Given information |
--- start ---

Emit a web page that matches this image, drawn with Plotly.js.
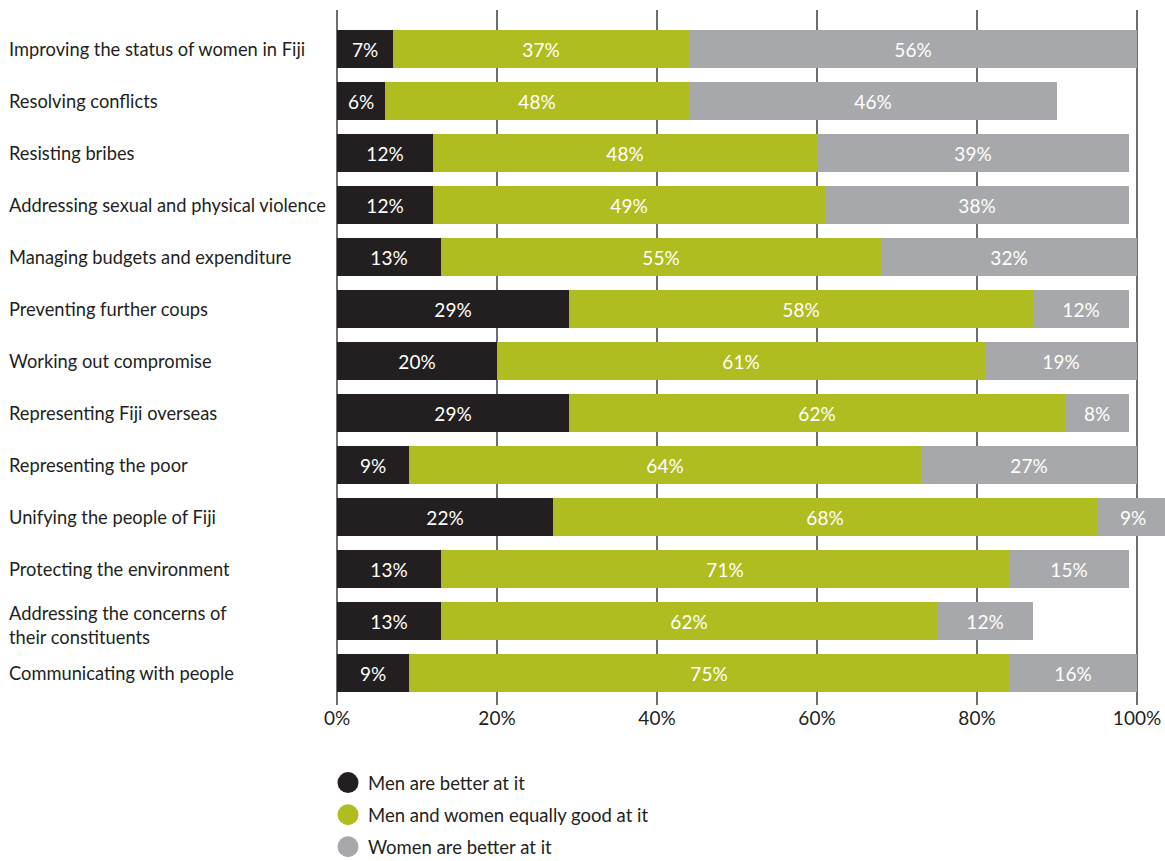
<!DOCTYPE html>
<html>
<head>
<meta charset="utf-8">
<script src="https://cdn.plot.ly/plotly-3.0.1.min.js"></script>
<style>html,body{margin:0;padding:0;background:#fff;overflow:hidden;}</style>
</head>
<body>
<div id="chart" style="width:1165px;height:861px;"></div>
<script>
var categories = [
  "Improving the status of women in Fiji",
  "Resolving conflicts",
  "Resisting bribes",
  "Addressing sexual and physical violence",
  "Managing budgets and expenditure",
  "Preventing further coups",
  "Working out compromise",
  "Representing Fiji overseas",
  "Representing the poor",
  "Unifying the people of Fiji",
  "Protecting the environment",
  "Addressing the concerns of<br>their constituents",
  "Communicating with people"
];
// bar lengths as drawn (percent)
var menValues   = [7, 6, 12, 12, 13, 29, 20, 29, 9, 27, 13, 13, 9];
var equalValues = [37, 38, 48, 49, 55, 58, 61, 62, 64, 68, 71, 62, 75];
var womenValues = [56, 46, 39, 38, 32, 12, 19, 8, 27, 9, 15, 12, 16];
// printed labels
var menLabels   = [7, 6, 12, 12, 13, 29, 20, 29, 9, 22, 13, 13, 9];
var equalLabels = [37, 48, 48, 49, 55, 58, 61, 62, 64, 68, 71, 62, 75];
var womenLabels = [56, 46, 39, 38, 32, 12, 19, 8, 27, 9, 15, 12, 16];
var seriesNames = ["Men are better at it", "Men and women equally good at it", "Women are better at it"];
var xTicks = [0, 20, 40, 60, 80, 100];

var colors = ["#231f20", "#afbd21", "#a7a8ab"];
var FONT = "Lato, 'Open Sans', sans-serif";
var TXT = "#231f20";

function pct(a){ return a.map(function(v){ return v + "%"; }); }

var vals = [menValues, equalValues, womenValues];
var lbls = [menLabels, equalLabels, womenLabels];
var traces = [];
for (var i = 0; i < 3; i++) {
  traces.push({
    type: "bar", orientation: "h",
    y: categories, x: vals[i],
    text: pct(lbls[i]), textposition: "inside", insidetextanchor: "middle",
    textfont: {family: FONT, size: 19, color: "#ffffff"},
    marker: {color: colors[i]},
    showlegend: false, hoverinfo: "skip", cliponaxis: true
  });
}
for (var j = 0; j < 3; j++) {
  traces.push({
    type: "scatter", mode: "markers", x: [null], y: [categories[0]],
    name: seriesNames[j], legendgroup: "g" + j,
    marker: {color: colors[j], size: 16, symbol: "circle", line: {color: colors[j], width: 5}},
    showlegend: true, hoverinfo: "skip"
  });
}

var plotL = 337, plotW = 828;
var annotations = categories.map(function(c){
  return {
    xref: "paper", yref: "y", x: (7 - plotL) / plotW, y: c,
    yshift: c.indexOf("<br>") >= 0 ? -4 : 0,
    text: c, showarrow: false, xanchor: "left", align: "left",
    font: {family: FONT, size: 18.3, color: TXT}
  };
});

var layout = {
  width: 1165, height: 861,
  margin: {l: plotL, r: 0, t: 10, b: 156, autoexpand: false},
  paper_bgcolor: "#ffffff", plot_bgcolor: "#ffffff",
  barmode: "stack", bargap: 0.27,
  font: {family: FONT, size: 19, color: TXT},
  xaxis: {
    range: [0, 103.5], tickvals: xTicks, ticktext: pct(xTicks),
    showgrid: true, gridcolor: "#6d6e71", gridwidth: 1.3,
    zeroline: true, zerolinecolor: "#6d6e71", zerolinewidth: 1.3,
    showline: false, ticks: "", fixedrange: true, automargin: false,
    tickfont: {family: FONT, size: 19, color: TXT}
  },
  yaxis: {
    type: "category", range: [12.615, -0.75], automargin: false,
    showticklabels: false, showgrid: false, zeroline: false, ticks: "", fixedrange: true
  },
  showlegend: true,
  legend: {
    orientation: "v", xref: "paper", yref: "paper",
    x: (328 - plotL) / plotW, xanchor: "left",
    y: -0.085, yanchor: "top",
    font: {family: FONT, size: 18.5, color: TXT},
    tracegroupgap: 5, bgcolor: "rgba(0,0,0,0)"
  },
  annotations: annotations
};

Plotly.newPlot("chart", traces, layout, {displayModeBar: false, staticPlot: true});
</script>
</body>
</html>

--- end ---

Give again exactly the lines running from the beginning of the material above through the line that contains "var xTicks = [0, 20, 40, 60, 80, 100];", and leave out every picture.

Written response |
Emit a web page that matches this image, drawn with Plotly.js.
<!DOCTYPE html>
<html>
<head>
<meta charset="utf-8">
<script src="https://cdn.plot.ly/plotly-3.0.1.min.js"></script>
<style>html,body{margin:0;padding:0;background:#fff;overflow:hidden;}</style>
</head>
<body>
<div id="chart" style="width:1165px;height:861px;"></div>
<script>
var categories = [
  "Improving the status of women in Fiji",
  "Resolving conflicts",
  "Resisting bribes",
  "Addressing sexual and physical violence",
  "Managing budgets and expenditure",
  "Preventing further coups",
  "Working out compromise",
  "Representing Fiji overseas",
  "Representing the poor",
  "Unifying the people of Fiji",
  "Protecting the environment",
  "Addressing the concerns of<br>their constituents",
  "Communicating with people"
];
// bar lengths as drawn (percent)
var menValues   = [7, 6, 12, 12, 13, 29, 20, 29, 9, 27, 13, 13, 9];
var equalValues = [37, 38, 48, 49, 55, 58, 61, 62, 64, 68, 71, 62, 75];
var womenValues = [56, 46, 39, 38, 32, 12, 19, 8, 27, 9, 15, 12, 16];
// printed labels
var menLabels   = [7, 6, 12, 12, 13, 29, 20, 29, 9, 22, 13, 13, 9];
var equalLabels = [37, 48, 48, 49, 55, 58, 61, 62, 64, 68, 71, 62, 75];
var womenLabels = [56, 46, 39, 38, 32, 12, 19, 8, 27, 9, 15, 12, 16];
var seriesNames = ["Men are better at it", "Men and women equally good at it", "Women are better at it"];
var xTicks = [0, 20, 40, 60, 80, 100];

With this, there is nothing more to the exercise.